What is also striking is the context of Jeremiah 34. There, this covenant to free the Hebrew slaves comes on the heels of Yahweh’s promise to bring back the captives to the land after exile. He promises an heir to David (33:21 cf. Gen. 15:2-4), he promises to multiply and glorify the descendents of this heir as the stars of the heaven (33:22, cf. Gen. 15:5), and finally, Zedekiah the king is told that he will die in peace and be gathered to his fathers (34:5, cf. Gen. 15:15). All the momentum of the text is in displaying the promise of God to be the God of Abraham, the God of the Exodus; the nobles are then right to initially draw the connections and make a covenant to free their slaves. Passing through animals cut in half was an enactment of their intention to free their slaves, an enactment of the Exodus, giving freedom to slaves, giving life back from the death of bondage and exile. When they broke their word and broke covenant, they certainly came under God’s judgment and wrath. But here of all places it would be fitting for Yahweh to have these worthless men split in two to show how the “self-maledictory oath” works. Of course he doesn’t because that’s not what is really going on. There are always covenant curses, punishments for breaking covenant, but the ceremony of passing through animals seems to make a great deal more sense in connection with the freeing of slaves, bringing the dead to life, and trusting Yahweh to do it.

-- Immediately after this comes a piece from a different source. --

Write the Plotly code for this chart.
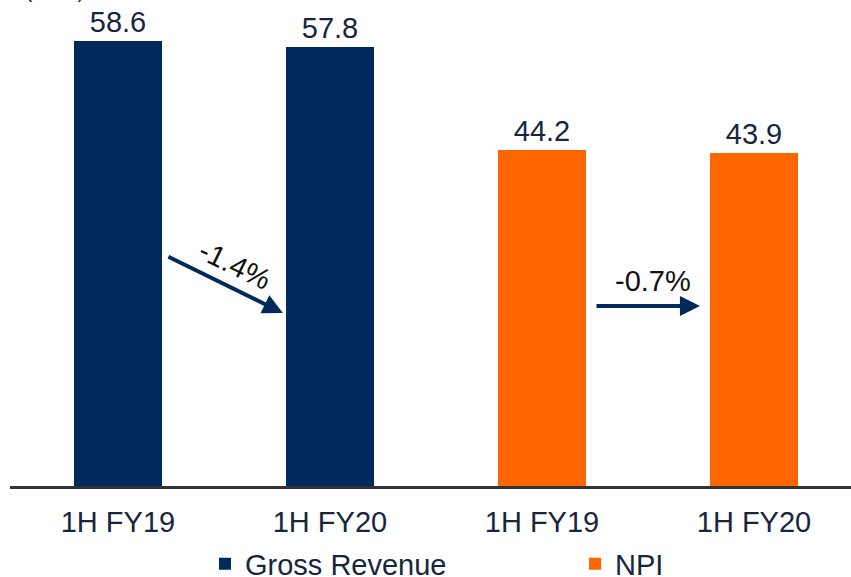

In Jeremiah 25:15ff, the prophet describes how Yahweh will make the nations drink the wine of his fury. But this all follows on the heels of the promise that Jerusalem will go into exile for 70 years. The implication is that Israel is the wine of God’s fury. Israel will be scattered into the nations, and those nations will become drunk (with Israel) and vomit (25:27). God’s judgment will fall on his people at Jerusalem, and those cursed people will be taken into all the nations of the earth. But God has every intention of saving his people, and he will therefore fight for them and deliver them from the bellies of the nations. “Then I will bring them up and restore them to this place” (25:22). And of course it is difficult to miss the Jonah story wound through this.

Another possible implication is simply the inevitability of Israel reaching the nations. Her mission as the priestly people of God to serve and instruct the nations is being carried out in the exile regardless of the unfaithfulness of Israel. This does not exempt Israel from punishment but reveals God’s ability to continue with his plan of discipling the nations. He will descipline the nations through Israel whether she is sick or healthy.